| Collected data |
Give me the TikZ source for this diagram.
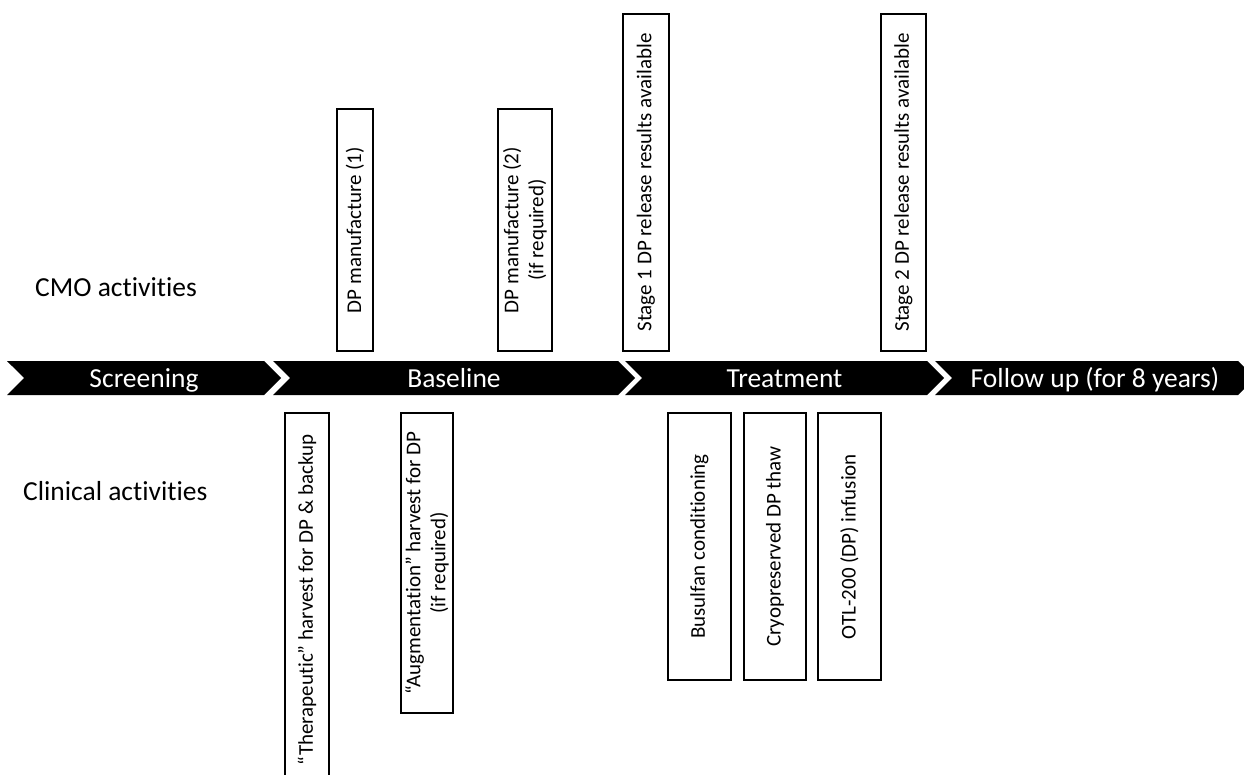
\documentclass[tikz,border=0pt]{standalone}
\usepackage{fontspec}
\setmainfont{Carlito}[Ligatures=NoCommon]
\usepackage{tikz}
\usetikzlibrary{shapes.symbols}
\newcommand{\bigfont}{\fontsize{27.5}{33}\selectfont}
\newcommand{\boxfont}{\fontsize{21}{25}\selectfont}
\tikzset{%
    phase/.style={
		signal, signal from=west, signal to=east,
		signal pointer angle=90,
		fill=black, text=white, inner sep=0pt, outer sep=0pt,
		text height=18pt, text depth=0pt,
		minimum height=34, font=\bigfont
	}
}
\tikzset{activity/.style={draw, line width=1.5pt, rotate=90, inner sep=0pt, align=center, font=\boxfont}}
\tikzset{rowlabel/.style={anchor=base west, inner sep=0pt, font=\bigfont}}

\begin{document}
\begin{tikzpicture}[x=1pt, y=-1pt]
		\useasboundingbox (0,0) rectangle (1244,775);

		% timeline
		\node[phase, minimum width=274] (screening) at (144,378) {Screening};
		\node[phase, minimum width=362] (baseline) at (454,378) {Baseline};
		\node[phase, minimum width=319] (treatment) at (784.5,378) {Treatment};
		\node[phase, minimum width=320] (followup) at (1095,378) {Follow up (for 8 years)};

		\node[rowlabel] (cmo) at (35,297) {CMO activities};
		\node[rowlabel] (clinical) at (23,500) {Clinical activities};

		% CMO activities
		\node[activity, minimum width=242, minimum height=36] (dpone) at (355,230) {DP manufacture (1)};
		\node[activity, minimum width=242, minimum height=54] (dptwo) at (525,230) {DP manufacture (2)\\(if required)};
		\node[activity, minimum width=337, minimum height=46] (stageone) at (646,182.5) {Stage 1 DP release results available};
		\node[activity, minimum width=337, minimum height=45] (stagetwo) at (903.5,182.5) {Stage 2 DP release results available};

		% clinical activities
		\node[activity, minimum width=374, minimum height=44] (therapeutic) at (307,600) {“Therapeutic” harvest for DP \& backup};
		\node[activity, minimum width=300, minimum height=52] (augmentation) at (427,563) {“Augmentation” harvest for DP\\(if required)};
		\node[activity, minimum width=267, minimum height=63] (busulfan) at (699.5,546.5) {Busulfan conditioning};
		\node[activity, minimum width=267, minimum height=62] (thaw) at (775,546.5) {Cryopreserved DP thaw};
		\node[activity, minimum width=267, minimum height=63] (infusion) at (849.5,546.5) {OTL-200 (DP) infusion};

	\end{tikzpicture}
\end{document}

| What is being asked |
Quote, exactly and only, the lines from the first line of the data above through the line containing "(clinical) at (23,500)". The pictures do not belong in it.

| The response |
Give me the TikZ source for this diagram.
\documentclass[tikz,border=0pt]{standalone}
\usepackage{fontspec}
\setmainfont{Carlito}[Ligatures=NoCommon]
\usepackage{tikz}
\usetikzlibrary{shapes.symbols}
\newcommand{\bigfont}{\fontsize{27.5}{33}\selectfont}
\newcommand{\boxfont}{\fontsize{21}{25}\selectfont}
\tikzset{%
    phase/.style={
		signal, signal from=west, signal to=east,
		signal pointer angle=90,
		fill=black, text=white, inner sep=0pt, outer sep=0pt,
		text height=18pt, text depth=0pt,
		minimum height=34, font=\bigfont
	}
}
\tikzset{activity/.style={draw, line width=1.5pt, rotate=90, inner sep=0pt, align=center, font=\boxfont}}
\tikzset{rowlabel/.style={anchor=base west, inner sep=0pt, font=\bigfont}}

\begin{document}
\begin{tikzpicture}[x=1pt, y=-1pt]
		\useasboundingbox (0,0) rectangle (1244,775);

		% timeline
		\node[phase, minimum width=274] (screening) at (144,378) {Screening};
		\node[phase, minimum width=362] (baseline) at (454,378) {Baseline};
		\node[phase, minimum width=319] (treatment) at (784.5,378) {Treatment};
		\node[phase, minimum width=320] (followup) at (1095,378) {Follow up (for 8 years)};

		\node[rowlabel] (cmo) at (35,297) {CMO activities};
		\node[rowlabel] (clinical) at (23,500) {Clinical activities};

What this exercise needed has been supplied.